The DNS is not the root of all problems after all! It’s been a few months now since Scality Release Engineering started noticing weird networking issues in Kubernetes. Our CI workloads were seeing unexplained connection-reset errors on communication over HTTP between pods inside the cluster. We were left wondering if the issue could be triggered by the tests themselves (so our software) or by CI components.
We didn’t have a clear understanding of it, so we were left with good old patience and trial and error. As a first step, we configured some bandwidth limitations into the HTTP server, which seemed to show some effect. The issue was no longer happening enough for us to justify investing more time to investigate deeper.

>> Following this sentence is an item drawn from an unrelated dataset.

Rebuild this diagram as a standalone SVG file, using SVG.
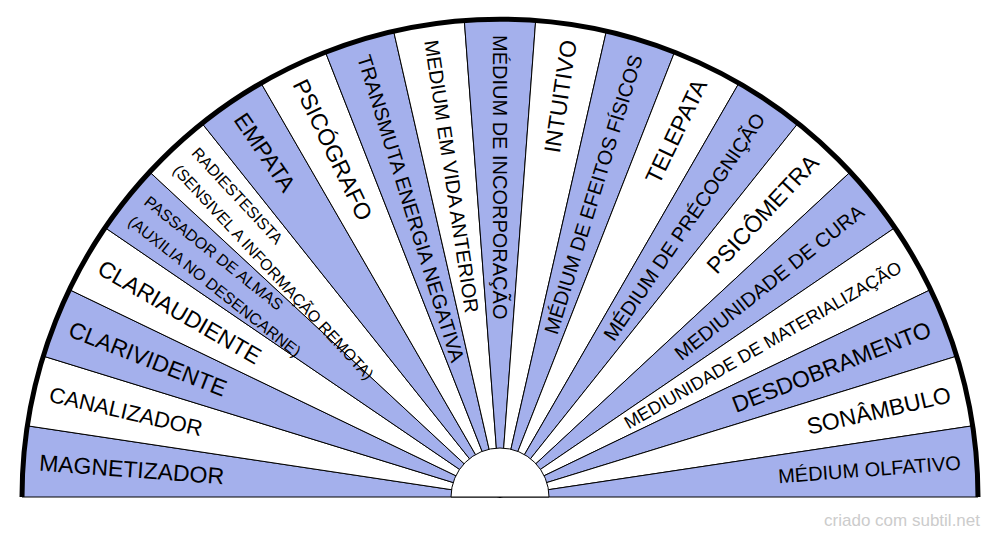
<svg xmlns="http://www.w3.org/2000/svg" width="1000" height="540" viewBox="0 0 1000 540">
<style>
.b{fill:#a4b0ec;stroke:#000;stroke-width:1}
.w{fill:#fff;stroke:#000;stroke-width:1}
text{font-family:"Liberation Sans",Arial,sans-serif;fill:#000;dominant-baseline:central}
.l{text-anchor:start}
.r{text-anchor:end}
</style>
<rect width="1000" height="540" fill="#fff"/>
<g id="sectors">
<path id="s0" class="b" d="M500,497 L22,497 A478,478 0 0 1 27.3,425.8 Z"/>
<path id="s1" class="w" d="M500,497 L27.3,425.8 A478,478 0 0 1 43.2,356.1 Z"/>
<path id="s2" class="b" d="M500,497 L43.2,356.1 A478,478 0 0 1 69.3,289.6 Z"/>
<path id="s3" class="w" d="M500,497 L69.3,289.6 A478,478 0 0 1 105.1,227.7 Z"/>
<path id="s4" class="b" d="M500,497 L105.1,227.7 A478,478 0 0 1 149.6,171.9 Z"/>
<path id="s5" class="w" d="M500,497 L149.6,171.9 A478,478 0 0 1 202,123.3 Z"/>
<path id="s6" class="b" d="M500,497 L202,123.3 A478,478 0 0 1 261,83 Z"/>
<path id="s7" class="w" d="M500,497 L261,83 A478,478 0 0 1 325.4,52 Z"/>
<path id="s8" class="b" d="M500,497 L325.4,52 A478,478 0 0 1 393.6,31 Z"/>
<path id="s9" class="w" d="M500,497 L393.6,31 A478,478 0 0 1 464.3,20.3 Z"/>
<path id="s10" class="b" d="M500,497 L464.3,20.3 A478,478 0 0 1 535.7,20.3 Z"/>
<path id="s11" class="w" d="M500,497 L535.7,20.3 A478,478 0 0 1 606.4,31 Z"/>
<path id="s12" class="b" d="M500,497 L606.4,31 A478,478 0 0 1 674.6,52 Z"/>
<path id="s13" class="w" d="M500,497 L674.6,52 A478,478 0 0 1 739,83 Z"/>
<path id="s14" class="b" d="M500,497 L739,83 A478,478 0 0 1 798,123.3 Z"/>
<path id="s15" class="w" d="M500,497 L798,123.3 A478,478 0 0 1 850.4,171.9 Z"/>
<path id="s16" class="b" d="M500,497 L850.4,171.9 A478,478 0 0 1 894.9,227.7 Z"/>
<path id="s17" class="w" d="M500,497 L894.9,227.7 A478,478 0 0 1 930.7,289.6 Z"/>
<path id="s18" class="b" d="M500,497 L930.7,289.6 A478,478 0 0 1 956.8,356.1 Z"/>
<path id="s19" class="w" d="M500,497 L956.8,356.1 A478,478 0 0 1 972.7,425.8 Z"/>
<path id="s20" class="b" d="M500,497 L972.7,425.8 A478,478 0 0 1 978,497 Z"/>
</g>
<path id="hub" d="M451,497 A49,49 0 0 1 549,497 Z" fill="#fff" stroke="#000" stroke-width="1"/>
<path id="rim" d="M22,497 A478,478 0 0 1 978,497" fill="none" stroke="#000" stroke-width="5"/>
<g id="labels">
<text class="l" font-size="23" transform="translate(39.3,462.5) rotate(4.286)">MAGNETIZADOR</text>
<text class="l" font-size="22" transform="translate(49.6,394.2) rotate(12.857)">CANALIZADOR</text>
<text class="l" font-size="23" transform="translate(69.9,328.2) rotate(21.429)">CLARIVIDENTE</text>
<text class="l" font-size="23" transform="translate(99.9,266) rotate(30)">CLARIAUDIENTE</text>
<text class="l" font-size="16" transform="translate(138.8,209) rotate(38.571)"><tspan x="0" dy="-0.8em">PASSADOR DE ALMAS</tspan><tspan x="0" dy="1.6em">(AUXILIA NO DESENCARNE)</tspan></text>
<text class="l" font-size="16" transform="translate(185.8,158.3) rotate(47.143)"><tspan x="0" dy="-0.8em">RADIESTESISTA</tspan><tspan x="0" dy="1.6em">(SENSIVEL A INFORMAÇÃO REMOTA)</tspan></text>
<text class="l" font-size="23" transform="translate(239.7,115.3) rotate(55.714)">EMPATA</text>
<text class="l" font-size="23" transform="translate(299.5,80.7) rotate(64.286)">PSICÓGRAFO</text>
<text class="l" font-size="20" transform="translate(363.8,55.5) rotate(72.857)">TRANSMUTA ENERGIA NEGATIVA</text>
<text class="l" font-size="20" transform="translate(431.1,40.2) rotate(81.429)">MEDIUM EM VIDA ANTERIOR</text>
<text class="l" font-size="20" transform="translate(500,35) rotate(90)">MÉDIUM DE INCORPORAÇÃO</text>
<text class="r" font-size="23" transform="translate(568.9,40.2) rotate(-81.429)">INTUITIVO</text>
<text class="r" font-size="20" transform="translate(636.2,55.5) rotate(-72.857)">MÉDIUM DE EFEITOS FÍSICOS</text>
<text class="r" font-size="23" transform="translate(700.5,80.7) rotate(-64.286)">TELEPATA</text>
<text class="r" font-size="20" transform="translate(760.3,115.3) rotate(-55.714)">MÉDIUM DE PRÉCOGNIÇÃO</text>
<text class="r" font-size="23" transform="translate(814.2,158.3) rotate(-47.143)">PSICÔMETRA</text>
<text class="r" font-size="20" transform="translate(861.2,209) rotate(-38.571)">MEDIUNIDADE DE CURA</text>
<text class="r" font-size="18" transform="translate(900.1,266) rotate(-30)">MEDIUNIDADE DE MATERIALIZAÇÃO</text>
<text class="r" font-size="23" transform="translate(930.1,328.2) rotate(-21.429)">DESDOBRAMENTO</text>
<text class="r" font-size="23" transform="translate(950.4,394.2) rotate(-12.857)">SONÂMBULO</text>
<text class="r" font-size="20" transform="translate(960.7,462.5) rotate(-4.286)">MÉDIUM OLFATIVO</text>
</g>
<text x="980" y="520" font-size="17" style="fill:#cccccc" text-anchor="end">criado com subtil.net</text>
</svg>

A few weeks ago, we integrated an HTTP proxy cache to reduce repetitive downloads of software dependencies and system packages. Additionally we found a way to cache the content. At this point, the nasty bug started to hit back, and this time it was angry. Out of patience, we had to take out the microscope and really understand it. I put my head down and created a tool to reproduce connection resets in Kubernetes, available on my GitHub repository.
Pulling in more brainpower, we reached out to Google Cloud support, and that’s where we found out that we uncovered a bug in Kubernetes. Following our ticket, a Google employee opened an issue on the official K8s repo, as well as a PR with proper explanation
“Network services with heavy load will cause ‘connection reset’ from time to time. Especially those with big payloads. When packets with sequence number out-of-window arrived k8s node, conntrack marked them as INVALID. kube-proxy will ignore them, without rewriting DNAT. The packet goes back to the original pod, who doesn’t recognize the packet because of the wrong source ip, end up RSTing the connection.”
So, beware of connection reset errors, either in your dev environments or worse, reported by a customer. It might be worth checking that you’re not hitting the issue in your environment. I wrote this code to help you with this task.
Reproducing the issue is easy—basically any internal communication between pods in a cluster sending a fair amount of data triggers it. I think there’s a good chance we hit it due to the type of workload we have in Zenko. The “why” is tricky.
Unfortunately, the PR is still in review, but until it’s fixed for good, there’s a simple workaround that can be found in Docker’s libnetwork project. You can remove it once the proper fix is included in Kubernetes itself.
Now we can go back to blaming the DNS!